> [Exercise objective] Beginning at the first line of the data, print each line exactly, stopping after the line that contains "(338,80) .. controls".
==== Dataset extract
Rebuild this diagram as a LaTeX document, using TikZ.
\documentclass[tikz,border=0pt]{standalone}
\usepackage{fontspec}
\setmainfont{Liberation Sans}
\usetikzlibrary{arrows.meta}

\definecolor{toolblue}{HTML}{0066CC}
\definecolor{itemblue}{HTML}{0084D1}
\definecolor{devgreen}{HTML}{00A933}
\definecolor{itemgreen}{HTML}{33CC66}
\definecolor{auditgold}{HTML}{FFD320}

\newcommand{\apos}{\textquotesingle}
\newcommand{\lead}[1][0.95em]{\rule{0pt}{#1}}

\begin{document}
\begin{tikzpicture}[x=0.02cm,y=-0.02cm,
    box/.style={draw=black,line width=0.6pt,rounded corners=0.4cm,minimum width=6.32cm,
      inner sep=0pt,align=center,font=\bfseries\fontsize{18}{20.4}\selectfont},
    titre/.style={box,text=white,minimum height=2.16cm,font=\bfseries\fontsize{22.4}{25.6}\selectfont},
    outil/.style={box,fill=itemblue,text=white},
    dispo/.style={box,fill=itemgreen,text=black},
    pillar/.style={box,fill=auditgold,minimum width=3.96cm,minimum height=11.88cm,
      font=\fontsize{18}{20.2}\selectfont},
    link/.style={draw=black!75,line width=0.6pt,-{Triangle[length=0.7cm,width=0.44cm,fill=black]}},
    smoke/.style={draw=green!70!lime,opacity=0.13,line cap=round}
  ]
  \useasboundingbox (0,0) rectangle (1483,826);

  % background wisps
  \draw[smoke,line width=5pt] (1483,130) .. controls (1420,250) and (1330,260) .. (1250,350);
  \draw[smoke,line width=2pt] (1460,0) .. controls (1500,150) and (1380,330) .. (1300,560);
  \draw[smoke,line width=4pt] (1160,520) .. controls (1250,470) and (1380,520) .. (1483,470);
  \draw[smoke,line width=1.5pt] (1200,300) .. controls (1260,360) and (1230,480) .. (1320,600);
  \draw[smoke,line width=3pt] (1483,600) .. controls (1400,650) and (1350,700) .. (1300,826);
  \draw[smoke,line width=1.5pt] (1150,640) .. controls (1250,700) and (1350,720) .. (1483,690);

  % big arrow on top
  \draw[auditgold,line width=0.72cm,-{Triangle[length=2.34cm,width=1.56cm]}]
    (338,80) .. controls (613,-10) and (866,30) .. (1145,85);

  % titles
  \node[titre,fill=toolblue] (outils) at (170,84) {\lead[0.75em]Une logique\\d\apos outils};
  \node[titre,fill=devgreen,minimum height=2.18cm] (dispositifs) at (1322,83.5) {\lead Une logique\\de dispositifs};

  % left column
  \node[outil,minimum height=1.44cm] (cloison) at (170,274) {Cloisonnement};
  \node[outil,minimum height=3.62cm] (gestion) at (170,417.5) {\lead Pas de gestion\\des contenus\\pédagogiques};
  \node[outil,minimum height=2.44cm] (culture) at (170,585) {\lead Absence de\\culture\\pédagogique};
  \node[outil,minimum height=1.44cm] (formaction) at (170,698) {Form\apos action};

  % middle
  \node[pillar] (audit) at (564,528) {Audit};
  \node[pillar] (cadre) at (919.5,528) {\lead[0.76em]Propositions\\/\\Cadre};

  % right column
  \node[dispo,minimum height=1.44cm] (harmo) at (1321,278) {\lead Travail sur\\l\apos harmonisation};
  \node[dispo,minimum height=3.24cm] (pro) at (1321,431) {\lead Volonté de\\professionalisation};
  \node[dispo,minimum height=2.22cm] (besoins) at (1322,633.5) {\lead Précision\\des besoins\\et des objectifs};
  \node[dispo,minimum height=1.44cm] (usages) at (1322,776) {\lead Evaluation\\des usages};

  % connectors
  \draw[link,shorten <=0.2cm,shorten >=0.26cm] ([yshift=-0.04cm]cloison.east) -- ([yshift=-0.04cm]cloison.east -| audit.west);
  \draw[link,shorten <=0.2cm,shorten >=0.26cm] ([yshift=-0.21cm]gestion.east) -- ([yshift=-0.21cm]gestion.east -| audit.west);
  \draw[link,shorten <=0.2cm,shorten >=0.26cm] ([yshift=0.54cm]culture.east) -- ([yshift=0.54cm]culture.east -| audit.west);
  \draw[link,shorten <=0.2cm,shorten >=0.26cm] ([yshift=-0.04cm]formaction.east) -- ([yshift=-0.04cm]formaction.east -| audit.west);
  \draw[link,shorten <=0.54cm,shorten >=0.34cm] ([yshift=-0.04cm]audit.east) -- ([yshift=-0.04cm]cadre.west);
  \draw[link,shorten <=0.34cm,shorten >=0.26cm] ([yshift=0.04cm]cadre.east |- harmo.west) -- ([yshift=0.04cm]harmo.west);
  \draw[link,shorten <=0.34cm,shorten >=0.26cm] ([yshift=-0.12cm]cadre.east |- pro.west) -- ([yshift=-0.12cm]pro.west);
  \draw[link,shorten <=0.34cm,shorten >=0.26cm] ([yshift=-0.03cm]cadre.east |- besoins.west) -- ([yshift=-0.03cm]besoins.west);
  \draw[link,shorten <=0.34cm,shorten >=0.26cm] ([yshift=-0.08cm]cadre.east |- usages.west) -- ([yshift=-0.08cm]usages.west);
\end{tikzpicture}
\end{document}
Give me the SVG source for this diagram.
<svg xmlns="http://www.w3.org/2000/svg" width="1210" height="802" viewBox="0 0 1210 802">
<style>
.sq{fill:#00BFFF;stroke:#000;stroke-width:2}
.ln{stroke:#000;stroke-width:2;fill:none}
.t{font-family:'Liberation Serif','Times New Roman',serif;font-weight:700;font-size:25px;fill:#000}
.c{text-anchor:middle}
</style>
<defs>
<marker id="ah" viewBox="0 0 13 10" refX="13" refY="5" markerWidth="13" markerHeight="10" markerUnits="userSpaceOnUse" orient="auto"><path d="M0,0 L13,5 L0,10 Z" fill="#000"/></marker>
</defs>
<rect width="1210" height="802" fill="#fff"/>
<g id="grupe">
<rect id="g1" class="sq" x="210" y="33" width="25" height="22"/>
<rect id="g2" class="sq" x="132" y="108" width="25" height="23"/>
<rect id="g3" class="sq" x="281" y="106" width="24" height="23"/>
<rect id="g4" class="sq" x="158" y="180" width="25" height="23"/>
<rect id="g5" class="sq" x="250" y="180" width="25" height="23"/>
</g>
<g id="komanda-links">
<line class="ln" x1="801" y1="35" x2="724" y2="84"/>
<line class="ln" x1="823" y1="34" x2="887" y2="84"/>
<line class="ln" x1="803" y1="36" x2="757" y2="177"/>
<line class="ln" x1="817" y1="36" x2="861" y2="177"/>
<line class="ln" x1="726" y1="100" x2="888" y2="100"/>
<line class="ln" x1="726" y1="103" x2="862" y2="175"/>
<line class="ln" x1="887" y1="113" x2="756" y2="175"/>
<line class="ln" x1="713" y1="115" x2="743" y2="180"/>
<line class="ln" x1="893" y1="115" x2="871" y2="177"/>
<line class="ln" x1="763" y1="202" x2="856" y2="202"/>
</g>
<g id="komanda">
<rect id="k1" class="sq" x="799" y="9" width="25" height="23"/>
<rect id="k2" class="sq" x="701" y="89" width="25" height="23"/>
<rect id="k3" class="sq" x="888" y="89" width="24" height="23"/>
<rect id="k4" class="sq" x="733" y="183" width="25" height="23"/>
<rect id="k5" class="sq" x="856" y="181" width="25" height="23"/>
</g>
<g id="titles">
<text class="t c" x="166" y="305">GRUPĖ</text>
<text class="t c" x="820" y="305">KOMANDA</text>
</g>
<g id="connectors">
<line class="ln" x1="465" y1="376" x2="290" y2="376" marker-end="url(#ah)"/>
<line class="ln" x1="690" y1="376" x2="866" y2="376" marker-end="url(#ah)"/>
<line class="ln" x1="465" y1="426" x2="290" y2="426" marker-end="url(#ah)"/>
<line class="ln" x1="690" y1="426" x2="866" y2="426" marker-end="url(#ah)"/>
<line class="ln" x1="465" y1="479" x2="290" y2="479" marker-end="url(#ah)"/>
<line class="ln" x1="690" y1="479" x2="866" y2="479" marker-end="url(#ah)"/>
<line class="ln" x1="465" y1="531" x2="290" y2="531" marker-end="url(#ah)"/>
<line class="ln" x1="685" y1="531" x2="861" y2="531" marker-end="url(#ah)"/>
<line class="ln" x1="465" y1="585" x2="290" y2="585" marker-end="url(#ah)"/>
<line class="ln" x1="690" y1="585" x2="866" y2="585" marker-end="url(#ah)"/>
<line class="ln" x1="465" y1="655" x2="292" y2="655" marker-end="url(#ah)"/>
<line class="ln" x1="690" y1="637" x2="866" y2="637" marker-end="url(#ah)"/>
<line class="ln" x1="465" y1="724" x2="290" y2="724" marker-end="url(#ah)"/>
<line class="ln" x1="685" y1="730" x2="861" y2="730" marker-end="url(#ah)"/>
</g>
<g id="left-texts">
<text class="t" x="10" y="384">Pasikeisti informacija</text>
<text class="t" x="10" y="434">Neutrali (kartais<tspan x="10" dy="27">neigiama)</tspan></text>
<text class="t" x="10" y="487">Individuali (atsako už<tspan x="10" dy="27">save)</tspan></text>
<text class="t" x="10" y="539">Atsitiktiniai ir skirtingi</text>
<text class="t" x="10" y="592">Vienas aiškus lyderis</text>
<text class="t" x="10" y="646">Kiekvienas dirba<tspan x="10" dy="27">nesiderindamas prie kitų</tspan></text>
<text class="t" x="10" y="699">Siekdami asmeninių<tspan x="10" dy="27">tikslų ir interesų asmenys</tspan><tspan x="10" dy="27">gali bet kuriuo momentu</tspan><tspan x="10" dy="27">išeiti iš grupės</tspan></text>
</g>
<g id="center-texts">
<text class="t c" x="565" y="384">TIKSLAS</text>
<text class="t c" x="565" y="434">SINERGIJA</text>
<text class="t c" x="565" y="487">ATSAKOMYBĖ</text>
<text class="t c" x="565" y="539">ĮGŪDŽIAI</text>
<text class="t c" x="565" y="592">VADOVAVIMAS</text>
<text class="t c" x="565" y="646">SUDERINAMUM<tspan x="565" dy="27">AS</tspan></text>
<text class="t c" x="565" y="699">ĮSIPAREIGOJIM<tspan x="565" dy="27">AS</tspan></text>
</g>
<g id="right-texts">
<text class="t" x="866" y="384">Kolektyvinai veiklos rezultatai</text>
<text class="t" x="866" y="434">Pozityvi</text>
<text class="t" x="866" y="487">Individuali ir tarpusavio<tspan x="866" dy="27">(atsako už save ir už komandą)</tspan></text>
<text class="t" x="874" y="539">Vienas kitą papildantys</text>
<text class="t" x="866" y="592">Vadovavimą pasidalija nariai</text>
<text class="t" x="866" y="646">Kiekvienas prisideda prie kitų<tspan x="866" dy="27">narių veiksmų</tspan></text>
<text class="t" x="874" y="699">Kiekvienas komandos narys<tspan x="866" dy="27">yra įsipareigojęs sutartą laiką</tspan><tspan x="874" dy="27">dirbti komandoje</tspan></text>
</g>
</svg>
========
> [Solution]
Rebuild this diagram as a LaTeX document, using TikZ.
\documentclass[tikz,border=0pt]{standalone}
\usepackage{fontspec}
\setmainfont{Liberation Sans}
\usetikzlibrary{arrows.meta}

\definecolor{toolblue}{HTML}{0066CC}
\definecolor{itemblue}{HTML}{0084D1}
\definecolor{devgreen}{HTML}{00A933}
\definecolor{itemgreen}{HTML}{33CC66}
\definecolor{auditgold}{HTML}{FFD320}

\newcommand{\apos}{\textquotesingle}
\newcommand{\lead}[1][0.95em]{\rule{0pt}{#1}}

\begin{document}
\begin{tikzpicture}[x=0.02cm,y=-0.02cm,
    box/.style={draw=black,line width=0.6pt,rounded corners=0.4cm,minimum width=6.32cm,
      inner sep=0pt,align=center,font=\bfseries\fontsize{18}{20.4}\selectfont},
    titre/.style={box,text=white,minimum height=2.16cm,font=\bfseries\fontsize{22.4}{25.6}\selectfont},
    outil/.style={box,fill=itemblue,text=white},
    dispo/.style={box,fill=itemgreen,text=black},
    pillar/.style={box,fill=auditgold,minimum width=3.96cm,minimum height=11.88cm,
      font=\fontsize{18}{20.2}\selectfont},
    link/.style={draw=black!75,line width=0.6pt,-{Triangle[length=0.7cm,width=0.44cm,fill=black]}},
    smoke/.style={draw=green!70!lime,opacity=0.13,line cap=round}
  ]
  \useasboundingbox (0,0) rectangle (1483,826);

  % background wisps
  \draw[smoke,line width=5pt] (1483,130) .. controls (1420,250) and (1330,260) .. (1250,350);
  \draw[smoke,line width=2pt] (1460,0) .. controls (1500,150) and (1380,330) .. (1300,560);
  \draw[smoke,line width=4pt] (1160,520) .. controls (1250,470) and (1380,520) .. (1483,470);
  \draw[smoke,line width=1.5pt] (1200,300) .. controls (1260,360) and (1230,480) .. (1320,600);
  \draw[smoke,line width=3pt] (1483,600) .. controls (1400,650) and (1350,700) .. (1300,826);
  \draw[smoke,line width=1.5pt] (1150,640) .. controls (1250,700) and (1350,720) .. (1483,690);

  % big arrow on top
  \draw[auditgold,line width=0.72cm,-{Triangle[length=2.34cm,width=1.56cm]}]
    (338,80) .. controls (613,-10) and (866,30) .. (1145,85);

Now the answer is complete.